Stated task =>
Using the data below, return word for word every line from the one holding "Emit a Python" down to the one holding "import pandas as pd". Leave pictures out.

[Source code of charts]

--- BEGIN ---

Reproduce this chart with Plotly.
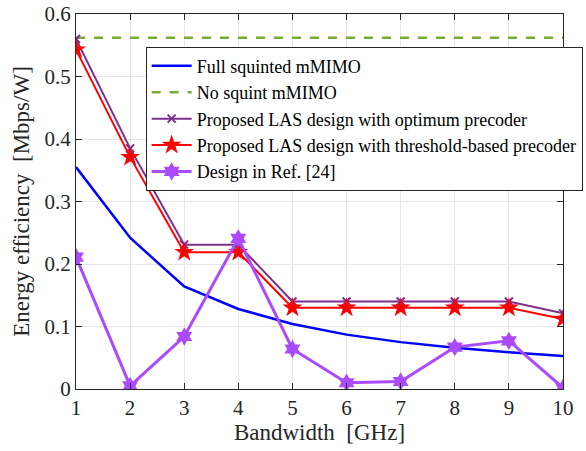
import plotly.graph_objects as go

bandwidth = [1, 2, 3, 4, 5, 6, 7, 8, 9, 10]
full_squinted = [0.355, 0.242, 0.164, 0.128, 0.104, 0.087, 0.075, 0.066, 0.059, 0.053]
no_squint = [0.562] * 10
las_optimum = [0.560, 0.385, 0.231, 0.231, 0.140, 0.140, 0.140, 0.140, 0.140, 0.121]
las_threshold = [0.543, 0.371, 0.219, 0.219, 0.130, 0.130, 0.130, 0.130, 0.130, 0.112]
ref24 = [0.211, 0.005, 0.084, 0.241, 0.064, 0.010, 0.012, 0.067, 0.077, 0.002]

names = [
    "Full squinted mMIMO",
    "No squint mMIMO",
    "Proposed LAS design with optimum precoder",
    "Proposed LAS design with threshold-based precoder",
    "Design in Ref. [24]",
]
x_title = "Bandwidth\u00a0 [GHz]"
y_title = "Energy efficiency\u00a0 [Mbps/W]"

FONT = "Liberation Serif"

fig = go.Figure()
fig.add_trace(go.Scatter(x=bandwidth, y=full_squinted, name=names[0], mode="lines",
                         line=dict(color="#0000FF", width=2.5)))
fig.add_trace(go.Scatter(x=bandwidth, y=no_squint, name=names[1], mode="lines",
                         line=dict(color="#77AC30", width=2.5, dash="dash")))
fig.add_trace(go.Scatter(x=bandwidth, y=las_optimum, name=names[2], mode="lines+markers",
                         line=dict(color="#7E2F8E", width=2),
                         marker=dict(symbol="x-thin-open", size=8, color="#7E2F8E",
                                     line=dict(width=2, color="#7E2F8E"))))
fig.add_trace(go.Scatter(x=bandwidth, y=las_threshold, name=names[3], mode="lines+markers",
                         line=dict(color="#FF0000", width=2),
                         marker=dict(symbol="star", size=15, color="#FF0000")))
fig.add_trace(go.Scatter(x=bandwidth, y=ref24, name=names[4], mode="lines+markers",
                         line=dict(color="#AA4BFF", width=3),
                         marker=dict(symbol="hexagram", size=14, color="#AA4BFF")))

fig.update_layout(
    width=586, height=451,
    margin=dict(l=76, r=23, t=14, b=62, autoexpand=False),
    plot_bgcolor="white", paper_bgcolor="white",
    font=dict(family=FONT, size=21, color="#262626"),
    showlegend=True,
    legend=dict(x=0.143, y=0.913, xanchor="left", yanchor="top",
                bgcolor="white", bordercolor="#262626", borderwidth=1,
                font=dict(family=FONT, size=18, color="#000000"),
                tracegroupgap=0, itemwidth=40),
    xaxis=dict(
        range=[1, 10], tickvals=bandwidth,
        title=dict(text=x_title, standoff=4,
                   font=dict(family=FONT, size=23, color="#262626")),
        tickfont=dict(family=FONT, size=21, color="#262626"),
        showgrid=True, gridcolor="#E6E6E6", gridwidth=1,
        showline=True, linecolor="#262626", linewidth=1, mirror="ticks",
        ticks="inside", ticklen=6, tickcolor="#262626", zeroline=False,
    ),
    yaxis=dict(
        range=[0, 0.6], tickvals=[0, 0.1, 0.2, 0.3, 0.4, 0.5, 0.6],
        ticktext=["0", "0.1", "0.2", "0.3", "0.4", "0.5", "0.6"],
        title=dict(text=y_title, standoff=8,
                   font=dict(family=FONT, size=23, color="#262626")),
        tickfont=dict(family=FONT, size=21, color="#262626"),
        showgrid=True, gridcolor="#E6E6E6", gridwidth=1,
        showline=True, linecolor="#262626", linewidth=1, mirror="ticks",
        ticks="inside", ticklen=6, tickcolor="#262626", zeroline=False,
    ),
)

fig.write_html("out.html")
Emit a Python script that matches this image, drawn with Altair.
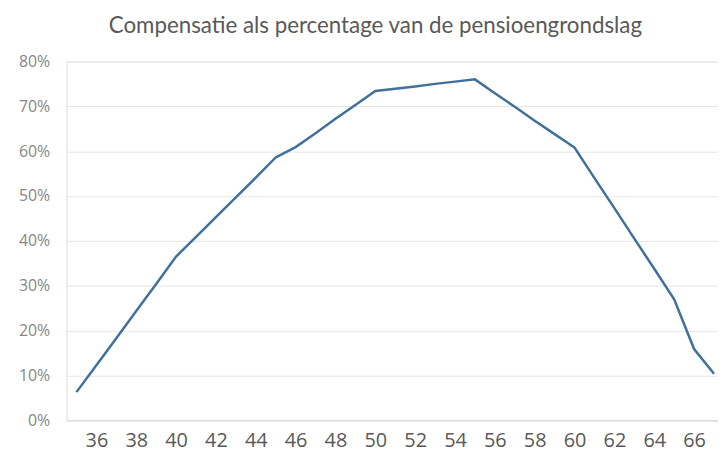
import altair as alt
import pandas as pd

# Data
ages = list(range(35, 68))
compensatie_pct = [6.3, 12.3, 18.3, 24.4, 30.4,
                   36.5, 40.9, 45.3, 49.7, 54.1,
                   58.6, 60.9, 64.0, 67.2, 70.3,
                   73.4, 73.9, 74.4, 75.0, 75.5,
                   76.0, 72.9, 69.9, 66.8, 63.8,
                   60.8, 54.0, 47.3, 40.5, 33.8,
                   27.0, 15.9, 10.4]
x_tick_labels = list(range(36, 67, 2))
y_tick_values = [0.0, 0.1, 0.2, 0.3, 0.4, 0.5, 0.6, 0.7, 0.8]
title_text = "Compensatie als percentage van de pensioengrondslag"

df = pd.DataFrame({"leeftijd": ages, "pct": [v / 100 for v in compensatie_pct]})

line = alt.Chart(df).mark_line(color="#41709a", strokeWidth=2.5).encode(
    x=alt.X("leeftijd:Q",
            scale=alt.Scale(domain=[34.5, 67.2], nice=False, zero=False),
            axis=alt.Axis(values=x_tick_labels, format="d", title=None, grid=False,
                          ticks=False, domain=True, domainColor="#d9d9d9",
                          labelFont="Open Sans", labelFontSize=20, labelColor="#595959",
                          labelPadding=10, labelFlush=False)),
    y=alt.Y("pct:Q",
            scale=alt.Scale(domain=[0, 0.8], nice=False),
            axis=alt.Axis(values=y_tick_values, format=".0%", title=None, grid=True,
                          gridColor="#e6e6e6", ticks=False, domain=False,
                          labelFont="Open Sans", labelFontSize=16, labelColor="#868686",
                          labelPadding=17)),
)

chart = line.properties(
    width=657,
    height=362,
    autosize=alt.AutoSizeParams(type="none"),
    padding={"left": 59, "top": 52, "right": 0, "bottom": 30},
    title=alt.TitleParams(title_text, font="Lato", fontSize=22.5, fontWeight="normal",
                          color="#595959", anchor="middle", dx=-17, offset=16),
).configure_view(stroke=None).configure(background="white")

chart.save("out.html", embed_options={"renderer": "svg", "actions": False})
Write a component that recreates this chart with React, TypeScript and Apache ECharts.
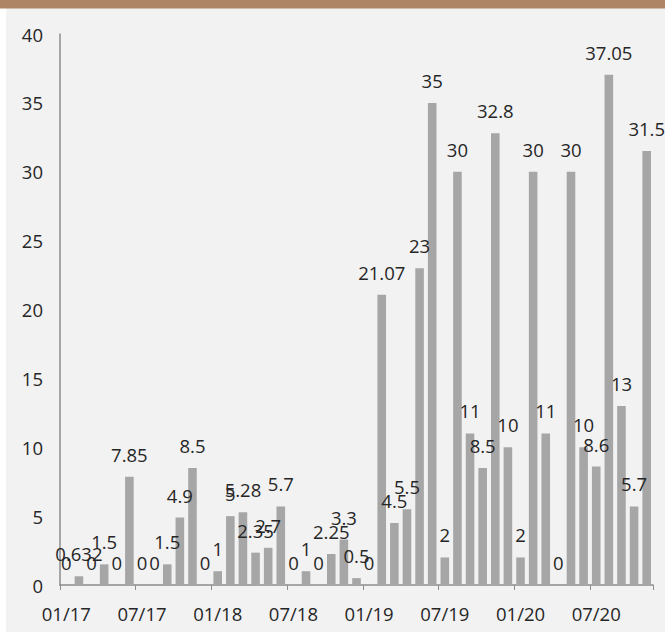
import React, { useEffect, useRef } from "react";
import * as echarts from "echarts";

const months: string[] = [
  "01/17", "02/17", "03/17", "04/17", "05/17", "06/17", "07/17", "08/17", "09/17", "10/17", "11/17", "12/17",
  "01/18", "02/18", "03/18", "04/18", "05/18", "06/18", "07/18", "08/18", "09/18", "10/18", "11/18", "12/18",
  "01/19", "02/19", "03/19", "04/19", "05/19", "06/19", "07/19", "08/19", "09/19", "10/19", "11/19", "12/19",
  "01/20", "02/20", "03/20", "04/20", "05/20", "06/20", "07/20", "08/20", "09/20", "10/20", "11/20",
];

const values: number[] = [
  0, 0.632, 0, 1.5, 0, 7.85, 0, 0, 1.5, 4.9, 8.5, 0,
  1, 5, 5.28, 2.35, 2.7, 5.7, 0, 1, 0, 2.25, 3.3, 0.5,
  0, 21.07, 4.5, 5.5, 23, 35, 2, 30, 11, 8.5, 32.8, 10,
  2, 30, 11, 0, 30, 10, 8.6, 37.05, 13, 5.7, 31.5,
];

const yMin = 0;
const yMax = 40;
const yStep = 5;

export default function App() {
  const ref = useRef<HTMLDivElement>(null);
  useEffect(() => {
    if (!ref.current) return;
    const chart = echarts.init(ref.current, null, { renderer: "svg" });
    const font = "Open Sans";
    const fs = 18.5;
    chart.setOption({
      animation: false,
      backgroundColor: "#f2f2f2",
      graphic: [
        { type: "rect", left: 0, top: 0, shape: { width: 665, height: 8.5 }, style: { fill: "#ae8565" }, z: 10 },
        { type: "rect", left: 0, top: 0, shape: { width: 6, height: 632 }, style: { fill: "#ffffff" }, z: 9 },
      ],
      grid: { left: 60, right: 12, top: 34, bottom: 47, containLabel: false },
      xAxis: {
        type: "category",
        data: months,
        boundaryGap: true,
        axisLine: { show: true, lineStyle: { color: "#8c8c8c", width: 1.5 } },
        axisTick: { show: true, interval: 5, length: 5, alignWithLabel: false, lineStyle: { color: "#8c8c8c" } },
        axisLabel: { interval: 5, margin: 19, fontFamily: font, fontSize: fs, color: "#262626" },
        splitLine: { show: false },
      },
      yAxis: {
        type: "value",
        min: yMin,
        max: yMax,
        interval: yStep,
        axisLine: { show: true, lineStyle: { color: "#8c8c8c", width: 1.5 } },
        axisTick: { show: false },
        splitLine: { show: false },
        axisLabel: { margin: 17, fontFamily: font, fontSize: fs, color: "#262626" },
      },
      series: [
        {
          type: "bar",
          data: values,
          barCategoryGap: "32%",
          itemStyle: { color: "#a6a6a6" },
          label: {
            show: true,
            position: "top",
            distance: 13,
            fontFamily: font,
            fontSize: fs,
            color: "#262626",
          },
        },
      ],
    });
    return () => chart.dispose();
  }, []);
  return (
    <div
      ref={ref}
      style={{ position: "absolute", left: 0, top: 0, width: 665, height: 632 }}
    />
  );
}
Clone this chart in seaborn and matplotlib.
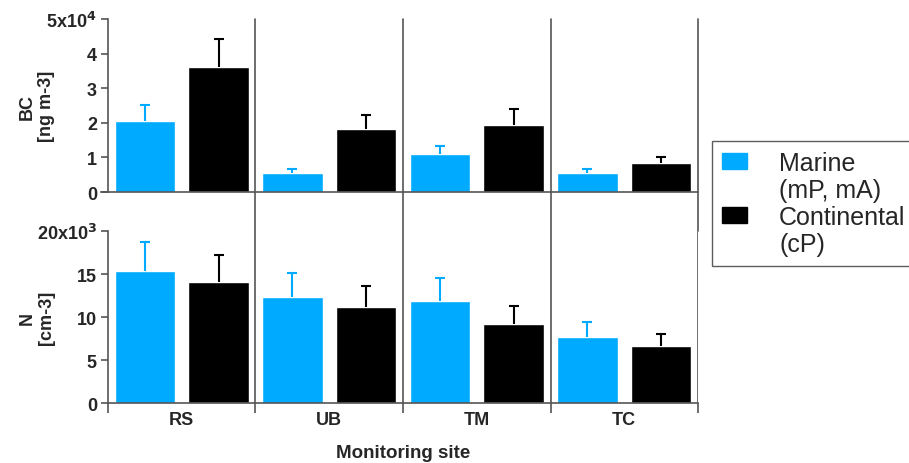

--- END ---

The output =>
Emit a Python script that matches this image, drawn with Altair.
import altair as alt
import pandas as pd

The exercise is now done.